> _Data segment_:
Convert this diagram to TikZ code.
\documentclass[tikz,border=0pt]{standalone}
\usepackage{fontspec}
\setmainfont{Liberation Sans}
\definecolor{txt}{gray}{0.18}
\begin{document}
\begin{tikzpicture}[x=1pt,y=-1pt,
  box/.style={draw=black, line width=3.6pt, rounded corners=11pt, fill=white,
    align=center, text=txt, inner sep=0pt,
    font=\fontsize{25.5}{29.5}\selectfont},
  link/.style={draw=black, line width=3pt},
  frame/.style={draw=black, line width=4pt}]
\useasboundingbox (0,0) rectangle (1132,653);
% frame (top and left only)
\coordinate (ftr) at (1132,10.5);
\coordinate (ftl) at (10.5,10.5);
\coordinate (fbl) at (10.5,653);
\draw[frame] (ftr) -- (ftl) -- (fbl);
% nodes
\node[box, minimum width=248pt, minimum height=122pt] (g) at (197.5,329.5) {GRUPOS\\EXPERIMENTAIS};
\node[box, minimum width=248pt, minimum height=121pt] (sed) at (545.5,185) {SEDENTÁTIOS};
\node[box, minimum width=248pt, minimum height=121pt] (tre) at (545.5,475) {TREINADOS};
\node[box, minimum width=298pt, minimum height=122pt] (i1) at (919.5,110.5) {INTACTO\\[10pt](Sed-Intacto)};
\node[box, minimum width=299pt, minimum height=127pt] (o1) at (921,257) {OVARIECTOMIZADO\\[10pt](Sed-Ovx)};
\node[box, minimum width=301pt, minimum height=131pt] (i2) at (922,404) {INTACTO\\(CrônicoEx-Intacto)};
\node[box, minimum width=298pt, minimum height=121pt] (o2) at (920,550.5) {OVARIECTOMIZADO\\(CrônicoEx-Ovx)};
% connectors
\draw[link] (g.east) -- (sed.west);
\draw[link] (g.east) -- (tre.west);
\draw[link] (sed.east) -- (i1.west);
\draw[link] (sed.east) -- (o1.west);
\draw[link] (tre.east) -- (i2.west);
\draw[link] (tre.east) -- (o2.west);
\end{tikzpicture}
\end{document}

> _What the task asks_: All of the lines above must be returned exactly.

> _Task response_:
Convert this diagram to TikZ code.
\documentclass[tikz,border=0pt]{standalone}
\usepackage{fontspec}
\setmainfont{Liberation Sans}
\definecolor{txt}{gray}{0.18}
\begin{document}
\begin{tikzpicture}[x=1pt,y=-1pt,
  box/.style={draw=black, line width=3.6pt, rounded corners=11pt, fill=white,
    align=center, text=txt, inner sep=0pt,
    font=\fontsize{25.5}{29.5}\selectfont},
  link/.style={draw=black, line width=3pt},
  frame/.style={draw=black, line width=4pt}]
\useasboundingbox (0,0) rectangle (1132,653);
% frame (top and left only)
\coordinate (ftr) at (1132,10.5);
\coordinate (ftl) at (10.5,10.5);
\coordinate (fbl) at (10.5,653);
\draw[frame] (ftr) -- (ftl) -- (fbl);
% nodes
\node[box, minimum width=248pt, minimum height=122pt] (g) at (197.5,329.5) {GRUPOS\\EXPERIMENTAIS};
\node[box, minimum width=248pt, minimum height=121pt] (sed) at (545.5,185) {SEDENTÁTIOS};
\node[box, minimum width=248pt, minimum height=121pt] (tre) at (545.5,475) {TREINADOS};
\node[box, minimum width=298pt, minimum height=122pt] (i1) at (919.5,110.5) {INTACTO\\[10pt](Sed-Intacto)};
\node[box, minimum width=299pt, minimum height=127pt] (o1) at (921,257) {OVARIECTOMIZADO\\[10pt](Sed-Ovx)};
\node[box, minimum width=301pt, minimum height=131pt] (i2) at (922,404) {INTACTO\\(CrônicoEx-Intacto)};
\node[box, minimum width=298pt, minimum height=121pt] (o2) at (920,550.5) {OVARIECTOMIZADO\\(CrônicoEx-Ovx)};
% connectors
\draw[link] (g.east) -- (sed.west);
\draw[link] (g.east) -- (tre.west);
\draw[link] (sed.east) -- (i1.west);
\draw[link] (sed.east) -- (o1.west);
\draw[link] (tre.east) -- (i2.west);
\draw[link] (tre.east) -- (o2.west);
\end{tikzpicture}
\end{document}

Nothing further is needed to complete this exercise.